Last week we went to visit a volunteer in San Cristobal Norte. San Cristobal produces and sells chives to Chinese restaurants around the country. What's special about this little town in the hills near Cartago? How did they corner the chive market? Turns out there's nothing special about the soil or altitude. One day a local farmer who grew a few chives noticed chinese families buying his entire crop and realized that there was a large market. Other farmers caught on, increased production, and signed contracts with chinese restaurants near and far.
Economists argue about why certain towns or countries produce certain products. Does Japan export cars because Japan has an inherent comparative advantage in cars? (meaning they have a lower opportunity cost--what they could have produced instead of cars is less that what other countries can produce instead of cars). Or, did Japan do something at some point to gain the comparative advantage in cars--for example, invest in engineering schools, or raise tariffs to protect domestic car markets and give Japanese car companies an advantage until they could compete on the world market? I'm sure this dichotomy depends on the product and country, but San Cristobal Norte developed their comparative advantage in chives.

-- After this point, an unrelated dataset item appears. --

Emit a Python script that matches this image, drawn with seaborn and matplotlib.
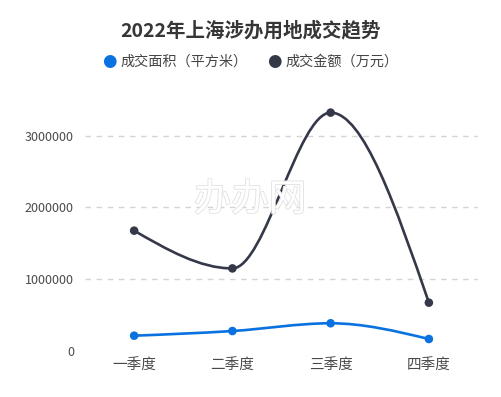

In San Cristobal we interviewed the president and secretary of Sacrin de Desamparados SA, a microfinance bank founded in 1996. Twenty members of the community came together, put in $200, wrote by-laws, and elected officers. They lent money to community members for agriculture and other businesses. They know the community and require borrowers to find co-signers, and after fourteen years they have yet to write off a bad loan. They offer lower interest rates than banks, offer smaller loans than banks, and require less paperwork. Sacrin turns a generous profit for shareholders--all community members--and has grown to 82 shareholders, $50,000 in capital, and made $200,000 of loans in the last year.